The peso is still falling this week even though Banxico, Mexico’s central bank, undertook some $500mm in two foreign currency hedges to staunch the drop. They didn’t work, as the exchange rate fell to nearly 20 again for the first time since March.

Mexico, however, is not alone in its currency plight. If it was, the “blame NAFTA” excuse might be seen with some minor plausibility. But a whole lot shifted in early September, and then again in the middle of November.

Like Mexico’s peso, Brazil’s real had enjoyed a serious rebound from its “rising dollar” lows set during the “global turmoil” of that prior period. Apart from a massive selloff in mid-May over allegations the new Temer government was also like the previous Rousseff administration engaged in bribery, the real had at least stabilized around and even above 3.15 for much of this year.

That all changed in September, when the spike in repo fails and the changing basis pushed the currency below 3.30 again, back to lows where it was on that dramatic day when the (alleged) corruption news shook Brazil so very deeply.

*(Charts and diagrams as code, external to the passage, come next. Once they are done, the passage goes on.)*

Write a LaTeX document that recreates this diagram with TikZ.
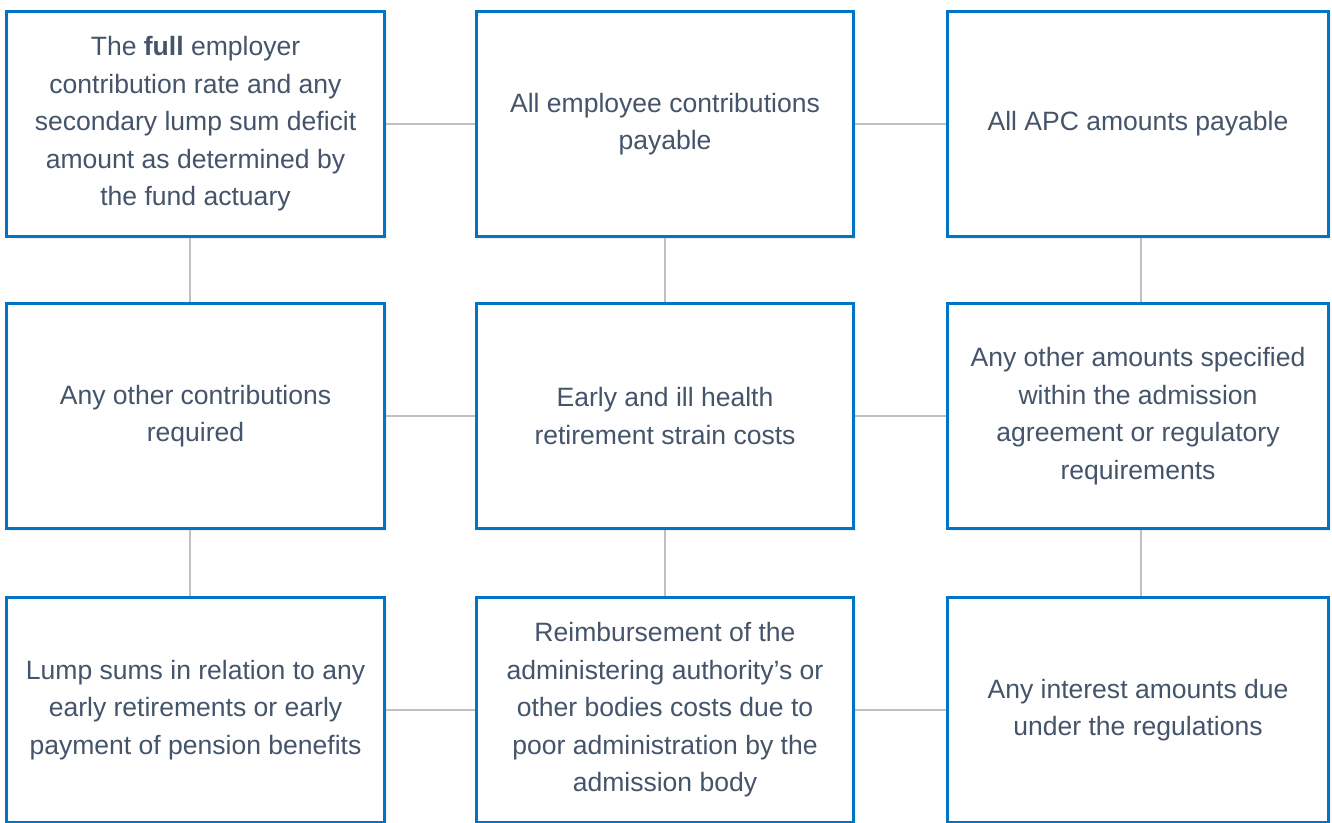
\documentclass[tikz,border=0pt]{standalone}
\usepackage{fontspec}
\setmainfont{Liberation Sans}
\usepackage{tikz}
\usetikzlibrary{shadows,positioning,calc}
\definecolor{boxblue}{RGB}{0,117,198}
\definecolor{txtgrey}{HTML}{44546A}
\definecolor{linkgrey}{RGB}{192,192,192}

\begin{document}
\begin{tikzpicture}[x=0.75pt,y=-0.75pt,
	item/.style={draw=boxblue, line width=2.25pt, fill=white, align=center,
		minimum width=283pt, minimum height=169pt, inner sep=4pt,
		text=txtgrey, font=\fontsize{19.9}{28.1}\selectfont,
		drop shadow={shadow xshift=2pt, shadow yshift=-2pt, opacity=0.12}},
	wide/.style={minimum width=286pt},
	link/.style={draw=linkgrey, line width=1.5pt}]
	\useasboundingbox (0,0) rectangle (1332,823);
	% top row
	\node [item] (rate) at (195.5,124) {The \textbf{full} employer\\contribution rate and any\\secondary lump sum deficit\\amount as determined by\\the fund actuary};
	\node [item] (employee) at (665,124) {All employee contributions\\payable};
	\node [item,wide] (apc) at (1138,124) {All APC amounts payable};
	% middle row
	\node [item] (other) at (195.5,416) {Any other contributions\\required};
	\node [item] (strain) at (665,416) {Early and ill health\\retirement strain costs};
	\node [item,wide] (specified) at (1138,416) {Any other amounts specified\\within the admission\\agreement or regulatory\\requirements};
	% bottom row
	\node [item] (lump) at (195.5,710) {Lump sums in relation to any\\early retirements or early\\payment of pension benefits};
	\node [item] (reimburse) at (665,710) {Reimbursement of the\\administering authority's or\\other bodies costs due to\\poor administration by the\\admission body};
	\node [item,wide] (interest) at (1138,710) {Any interest amounts due\\under the regulations};
	% links
	\draw [link] (rate) -- (employee);
	\draw [link] (employee) -- (apc);
	\draw [link] (other) -- (strain);
	\draw [link] (strain) -- (specified);
	\draw [link] (lump) -- (reimburse);
	\draw [link] (reimburse) -- (interest);
	\draw [link] ([xshift=-4pt]rate.south) -- ([xshift=-4pt]other.north);
	\draw [link] ([xshift=-4pt]other.south) -- ([xshift=-4pt]lump.north);
	\draw [link] (employee) -- (strain);
	\draw [link] (strain) -- (reimburse);
	\draw [link] ([xshift=2pt]apc.south) -- ([xshift=2pt]specified.north);
	\draw [link] ([xshift=2pt]specified.south) -- ([xshift=2pt]interest.north);
\end{tikzpicture}
\end{document}
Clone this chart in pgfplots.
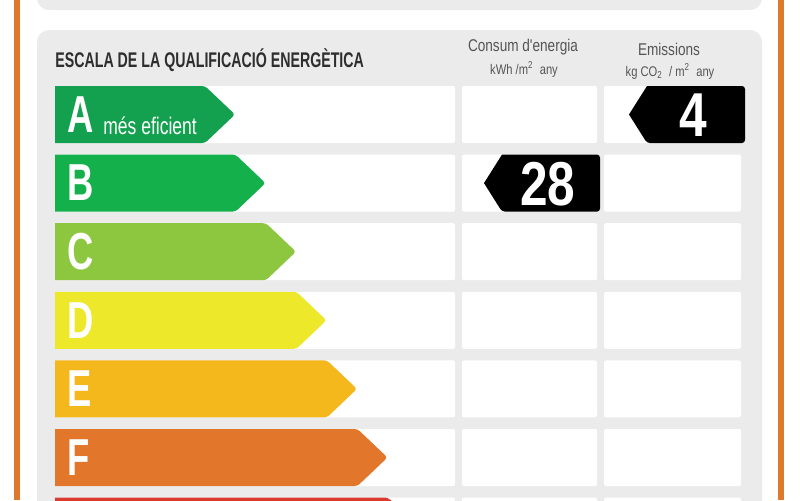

To put them in perspective, these moves in either currency are small in comparison to those of 2014-16. That doesn’t make them any less noteworthy, though. For one, neither the peso nor the real (nor the ruble, for that matter) have come anywhere near retracing their prior collapses (and those were not singular events, either, but clusters of selloffs all bred by the same kinds of global “dollar” conditions). “Reflation” in the second half of 2016 was a real trend, but noticeably limited almost everywhere including these monetary pieces.

What happens if that idea, reflation, picked up in some indications of balance sheet capacity is now long over? There was already a good deal of evidence that this was the case long before the events of September.

It might propose, then, if not a full-throated resurrection of the “rising dollar” (and we shouldn’t expect one) then at least the very fertile conditions for that to begin happening (again, it’s a process not a single event) all over. It would not necessarily work out in the same way, nothing ever truly repeats, after all we are still working through responses to the last one.